Continued progress in reinventing the relationship between people and technology.
A business exists to serve its customers. They need to be nurtured, cared for and respected. Gain them and the business grows, shed them and the business contracts. There are very few business sectors with a captive audience – customers can shop around and if a business upsets them, or doesn’t serve them, of course they have every right to go elsewhere.
Whatever else servicing your customers well looks like, the chances are that efficiency matters a great deal. Doing what you say you’re going to do, when you say you’re going to do it is vital. Deliver late on a promise and that will be remembered. Fail to provide something you’ve said you will provide will be remembered too. If you have a business that deals directly with customers, then they need to be treated courteously and efficiently at all times.

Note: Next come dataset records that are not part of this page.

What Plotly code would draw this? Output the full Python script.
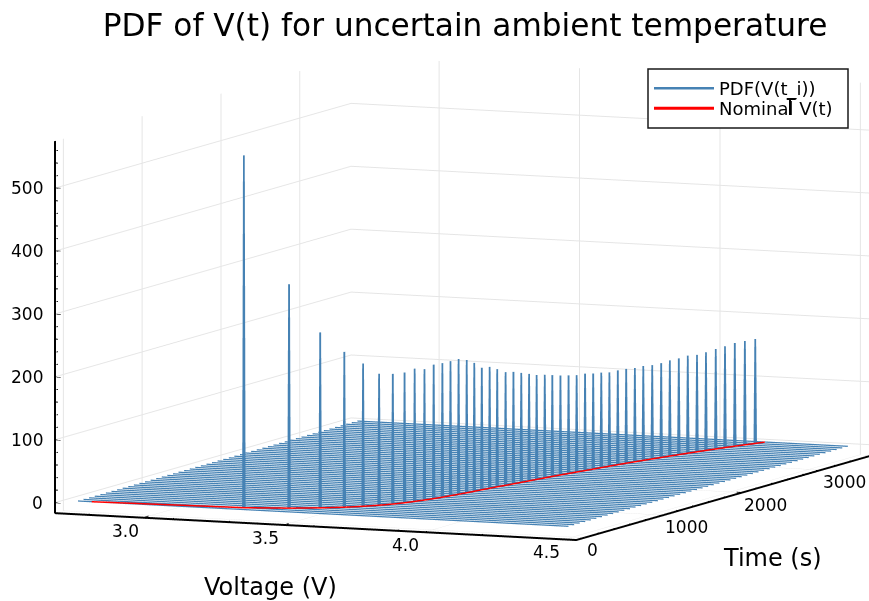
import plotly.graph_objects as go

title = "PDF of V(t) for uncertain ambient temperature"
row_dt = 70.9
n_rows = 51
v_min, v_max = 2.738, 4.485
spike_v = [3.309,3.450,3.541,3.607,3.654,3.691,3.720,3.742,3.758,3.773,3.786,3.797,3.806,3.815,3.824,3.831,
           3.838,3.846,3.853,3.863,3.871,3.879,3.887,3.894,3.903,3.910,3.919,3.928,3.937,3.947,3.956,3.965,
           3.974,3.984,3.994,4.005,4.015,4.027,4.039,4.050,4.062,4.074,4.087,4.099,4.114,4.127,4.142,4.158,4.175]
spike_pdf = [560,356,279,247,227,209,207,207,211,208,213,213,214,215,211,204,
             194,193,187,180,178,174,170,166,164,161,158,156,154,154,152,151,
             149,150,150,149,150,149,150,152,153,155,154,156,159,161,164,165,166]
nominal_v = [2.787] + spike_v + [4.189]
half_width = 0.003

x_range = [2.686, 4.5425]
y_range = [-106, 3650]
z_range = [-16.7, 574.7]
x_ticks = [3.0, 3.5, 4.0, 4.5]
x_tick_text = ["3.0", "3.5", "4.0", "4.5"]
y_ticks = [0, 1000, 2000, 3000]
z_ticks = [0, 100, 200, 300, 400, 500]

times = [row_dt * i for i in range(n_rows)]

row_x, row_y, row_z = [], [], []
spike_x, spike_y, spike_z = [], [], []
for i, t in enumerate(times):
    row_x += [v_min, v_max, None]
    row_y += [t, t, None]
    row_z += [0, 0, None]
    if 1 <= i <= len(spike_v):
        v, p = spike_v[i - 1], spike_pdf[i - 1]
        spike_x += [v - half_width, v, v + half_width, None]
        spike_y += [t, t, t, None]
        spike_z += [0, p, 0, None]

W, H = 869, 601
def px(x): return x / W
def py(y): return 1 - y / H

# axis tick marks (major + minor), laid along the floor / wall like the original
tx, ty, tz = [], [], []
def seg(x0, y0, z0, x1, y1, z1):
    tx.extend([x0, x1, None]); ty.extend([y0, y1, None]); tz.extend([z0, z1, None])
for k in range(0, 16):
    v = 2.8 + 0.1 * k
    seg(v, y_range[0], z_range[0], v, y_range[0] + (70 if abs(v * 2 - round(v * 2)) < 1e-6 else 35), z_range[0])
for k in range(0, 19):
    t = 200 * k
    seg(x_range[1], t, z_range[0], x_range[1] - (0.02 if k % 5 == 0 else 0.01), t, z_range[0])
for k in range(0, 29):
    z = 20 * k
    seg(x_range[0], y_range[0], z, x_range[0] + (0.02 if k % 5 == 0 else 0.01), y_range[0], z)

fig = go.Figure()
fig.add_trace(go.Scatter3d(x=row_x, y=row_y, z=row_z, mode="lines", name="PDF(V(t_i))", legend="legend",
                           line=dict(color="#4682b4", width=2.5), connectgaps=False))
fig.add_trace(go.Scatter3d(x=spike_x, y=spike_y, z=spike_z, mode="lines", showlegend=False,
                           line=dict(color="#4682b4", width=3.5), connectgaps=False))
# small nudge along the line of sight so the red curve stays on top of the rows (screen position unchanged)
nudge_v, nudge_t, nudge_z = 0.0281, -100, 4.2
fig.add_trace(go.Scatter3d(x=[v + nudge_v for v in nominal_v], y=[t + nudge_t for t in times],
                           z=[nudge_z] * len(times), mode="lines", name="Nominal V(t)", legend="legend2",
                           line=dict(color="#ff0000", width=3)))
fig.add_trace(go.Scatter3d(x=tx, y=ty, z=tz, mode="lines", showlegend=False, hoverinfo="skip",
                           line=dict(color="black", width=2)))

axis = dict(showbackground=False, showgrid=True, gridcolor="rgba(0,0,0,0.1)", gridwidth=2,
            zeroline=False, showline=True, linecolor="black", linewidth=4,
            ticks="", showticklabels=False, title=dict(text=""), showspikes=False)

tick_font = dict(family="DejaVu Sans", size=17, color="black")
labels = []
for v, s in zip(x_ticks, x_tick_text):
    labels.append(dict(x=v, y=y_range[0], z=z_range[0], text=s, showarrow=False, xanchor="center", yanchor="middle",
                       xshift=-18, yshift=-13, font=tick_font))
for t in y_ticks:
    labels.append(dict(x=x_range[1], y=t, z=z_range[0], text=str(t), showarrow=False, xanchor="left", yanchor="middle",
                       xshift=0, yshift=-12, font=tick_font))
for z in z_ticks:
    labels.append(dict(x=x_range[0], y=y_range[0], z=z, text=str(z), showarrow=False, xanchor="right", yanchor="middle",
                       xshift=-10, yshift=0, font=tick_font))

legend_common = dict(xanchor="left", yanchor="top", bgcolor="rgba(0,0,0,0)", borderwidth=0,
                     font=dict(family="DejaVu Sans", size=18), itemwidth=60)

fig.update_layout(
    width=W, height=H, paper_bgcolor="white", margin=dict(l=0, r=0, t=0, b=0),
    font=dict(family="DejaVu Sans", color="black"),
    title=dict(text=title, x=px(465), y=py(25), xanchor="center", yanchor="middle",
               font=dict(family="DejaVu Sans", size=31.2)),
    legend=dict(legend_common, x=px(649), y=py(70)),
    legend2=dict(legend_common, x=px(649), y=py(90)),
    shapes=[
        dict(type="rect", xref="paper", yref="paper", x0=px(648), x1=px(848), y0=py(69), y1=py(128),
             fillcolor="white", line=dict(color="#1a1a1a", width=1.5), layer="above"),
        dict(type="line", xref="paper", yref="paper", x0=px(786.7), x1=px(795.7), y0=py(99), y1=py(99),
             line=dict(color="black", width=2), layer="above"),
        dict(type="line", xref="paper", yref="paper", x0=px(790), x1=px(790), y0=py(99), y1=py(115),
             line=dict(color="black", width=2), layer="above"),
    ],
    scene=dict(
        domain=dict(x=[0, 1], y=[0, 1]),
        aspectmode="manual", aspectratio=dict(x=1.8845, y=2.521, z=1.2472),
        xaxis=dict(axis, range=x_range, tickvals=x_ticks),
        yaxis=dict(axis, range=y_range, tickvals=y_ticks),
        zaxis=dict(axis, range=z_range, tickvals=z_ticks),
        camera=dict(projection=dict(type="orthographic"), up=dict(x=0, y=0, z=1),
                    center=dict(x=-0.0891, y=-0.0384, z=-0.0076), eye=dict(x=1.4621, y=-3.6928, z=0.4784)),
        annotations=labels,
    ),
    annotations=[
        dict(text="Voltage (V)", x=px(270), y=py(587), xref="paper", yref="paper", showarrow=False, xanchor="center", yanchor="middle",
             font=dict(family="DejaVu Sans", size=24)),
        dict(text="Time (s)", x=px(772), y=py(558), xref="paper", yref="paper", showarrow=False, xanchor="center", yanchor="middle",
             font=dict(family="DejaVu Sans", size=24)),
    ],
)
fig.write_html("out.html", config={"displayModeBar": False},
               post_script="document.documentElement.style.overflow='hidden';document.body.style.margin='0';")
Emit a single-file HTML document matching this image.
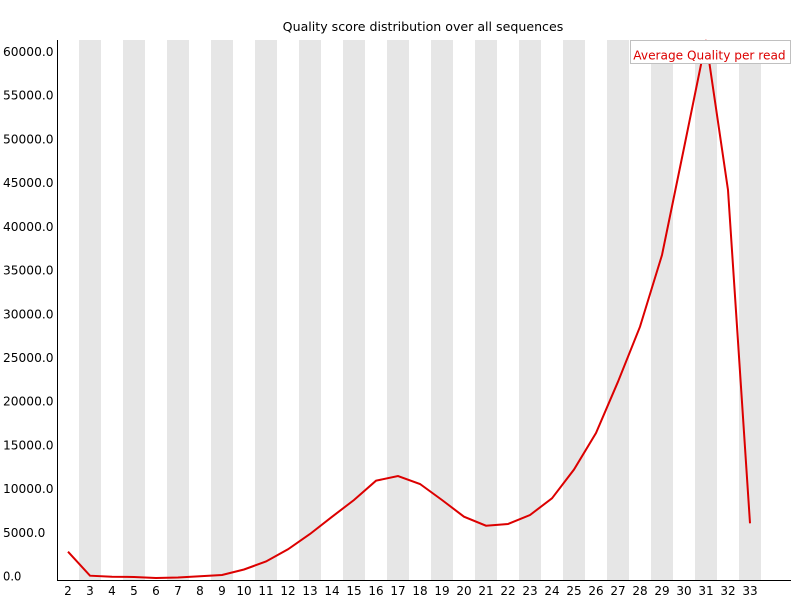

Achieving this can be challenging. Customers will ask you things at awkward times – when you are overstretched already, or when it’s just not convenient to be talking to them. Customers will want things it’s difficult to provide as well as things you have at your fingertips but through it all, you need to delivery quickly and with a smile or the virtual equivalent of one – a charming email, a polite text message
We know that speech to text software helps businesses be more efficient. When you can create documents three times faster than typing, you can spend the saved time however you see fit, including on better customer services. Financial services professionals can use the time they free up thanks to Dragon to spend more time with clients, for example.
It’s up to the individual business how it uses the time it saves through speech to text software. If I were giving business advice, I might suggest that serving customers well comes at the top of the list.